Former NBA star and film actor Kareem Abdul-Jabbar has joined a choir of criticism against director Quentin Tarantino’s portrayal of actor Bruce Lee, known for his classic martial arts-based movies, calling the depiction “disappointing” and “disturbing,” according to Huffington Post report.

In his recently released movie “Once Upon a Time in Hollywood,” a young aspiring Bruce Lee (played by Korean American actor and martial artist Mike Moh) gets into a fight with a stunt double for Leonardo DiCaprio’s Rock Dalton character, played by Brad Pitt. In the scene, Pitt makes a quick work of Lee, throwing him into a parked car, leaving a cartoonishly exaggerated dent.

“I was in public with Bruce several times when some random jerk would loudly challenge Bruce to a fight. He always politely declined and moved on. First rule of Bruce’s fight club was don’t fight — unless there is no other option. He felt no need to prove himself,” Abdul-Jabbar wrote in his column for The Hollywood Reporter. “He knew who he was and that the real fight wasn’t on the mat, it was on the screen in creating opportunities for Asians to be seen as more than grinning stereotypes.”

According to the NBA player, while he knows the movie is fiction and understands that the scene is purportedly exaggerated to show the stunt double’s subjective recollection of the encounter, the scene still depicts Lee incorrectly.
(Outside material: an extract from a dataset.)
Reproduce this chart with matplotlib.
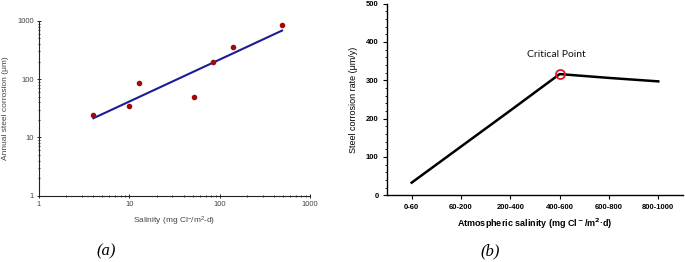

“Filmmakers have a responsibility when playing with people’s perceptions of admired historic people to maintain a basic truth about the content of their character,” Abdul-Jabbar wrote. 

Calling Tarantino’s portrayal of Lee “sloppy” and “somewhat racist,” he says he wished that instead of making the Asian martial artist “just another Hey Boy prop to the scene,” Tarantino had included more details about his career, including “his struggle to be taken seriously in Hollywood,” the discrimination he experienced and his limited career opportunities as an Asian man.

According to the Huffington Post, Lee’s daughter Shannon also made similar comments, saying Tarantino depicted her father as an “arrogant punching bag” in the film.

“It was really uncomfortable to sit in the theater and listen to people laugh at my father,” she said in a recent interview.

The director reportedly defended his work, insisting he did base his portrayal of Lee on a personal recollection of a man he remembered as “kind of an arrogant guy.”

“The way he was talking, I didn’t just make a lot of that up,” Tarantino said, according to Post. “I heard him say things like that, to that effect.”

Still, Tarantino ‘s crew admitted to feeling uncomfortable about the scene. They disclosed that initially it was even more biased against Lee, but the team persuaded Tarantino to change it.

“I had a difficult time choreographing a fight where he lost,” Tarantino’s stunt coordinator Robert Alonzo said. “Everyone involved was like, ‘How is this going to go over?’ Brad was very much against it. He was like, ‘It’s Bruce Lee, man!’”

The movie debuted at the Cannes movie festival this May, and was reportedly met with a six-minute standing ovation, Variety reported at the time. Currently, the movie has scored 85 percent critical score and 70 percent audience score at Rotten Tomatoes.